Tarihe Tek Gözlükle Bakılmaz

Yüksekteyken geriye bakalım soralım; “yahu ne haltettik?”

Değerli okuyucularım, evet halt ettik, hem de hiçbir sebep yokken, galiba hatırlayınca şaşırır mıyız? En azından yüz yıl önce, dünya ülkeleri arasındaki konumunu atlayıp yenilenme ve çağdaşlaşma adına yeni ve de bağımsız bir Türkiye Cumhuriyeti kurmuş iken.

Kurucu lider Gazi Mareşal Mustafa Kemal Atatürk’e ve arkadaşlarının, devletin yönetiminde görevleri de aldıklarında hemen hiçbirisinden şu sözleri hemen hemen hiç duymamıştık.
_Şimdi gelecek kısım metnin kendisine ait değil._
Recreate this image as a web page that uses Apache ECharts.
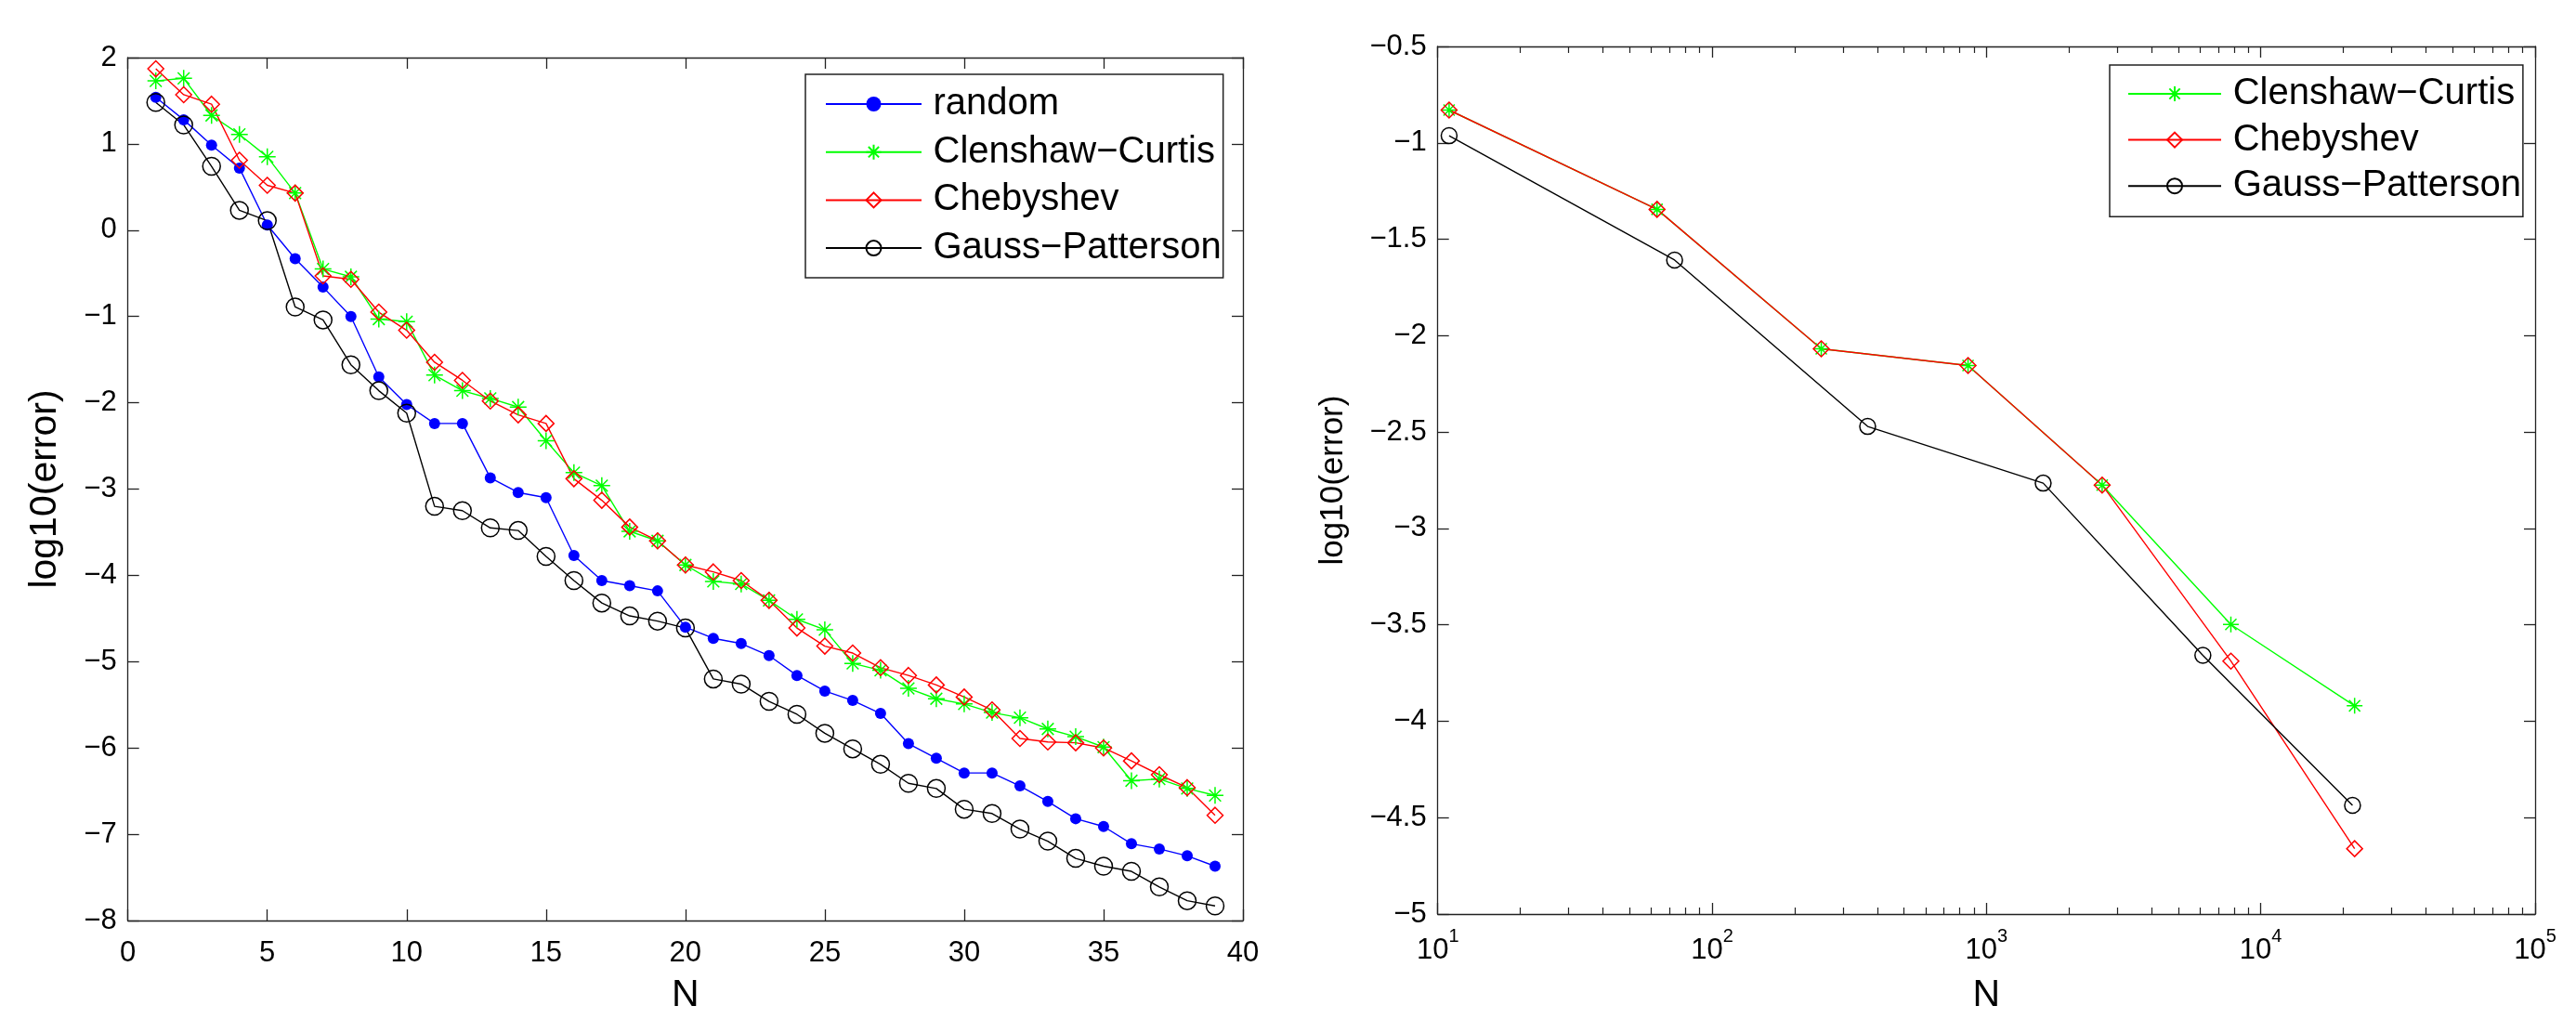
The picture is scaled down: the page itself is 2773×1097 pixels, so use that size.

Peki ya şimdi ne oldu diye sormayın bana. 20 yıldır, 21 asrın ilk çeyreğini yaşadığımız asırda üstelik hemen hemen bütün dünya ülkelerinde yenilenmelerinin, çağ değişimlerinin yaşandığı yıllar anlaşıldığı şekilde bizde yaşarken.

Evet Batılı ülkeler asırlardır süregelmiş olan Asya merkezli Türk kavim halkları için kendilerine göre tamamen mantıksız olan sözleri söylemekteydiler. “Bunlar ne kadar saf ve aptal milletlerdir ki?” Evet bu millet şimdi, iktidarı tek başına yönetmek için aslen diktatör rejim, sadece seçimlerle Meclis olan halk adına TEOKRATİK yöntemleriyle de ülkeyi yönetip karar verirken diyor ki:

“… Benim söylediğim doğrudur… Söylediklerimin tersi yanlıştır, gereği sorulmadan yapıyorlarsa, haklarında mahkemeler içerik yazılmadan açılır… Üstelik benim amelim (inançlarım, düşüncelerim) sevaptır, tersi ise günahtır… Benim emrim yasadır, bahsetmiş olduğunuz kimin yazdığı bilinmeyen Anayasalar ne ki? Davamızın ve emrimin dışındakiler suçludurlar…”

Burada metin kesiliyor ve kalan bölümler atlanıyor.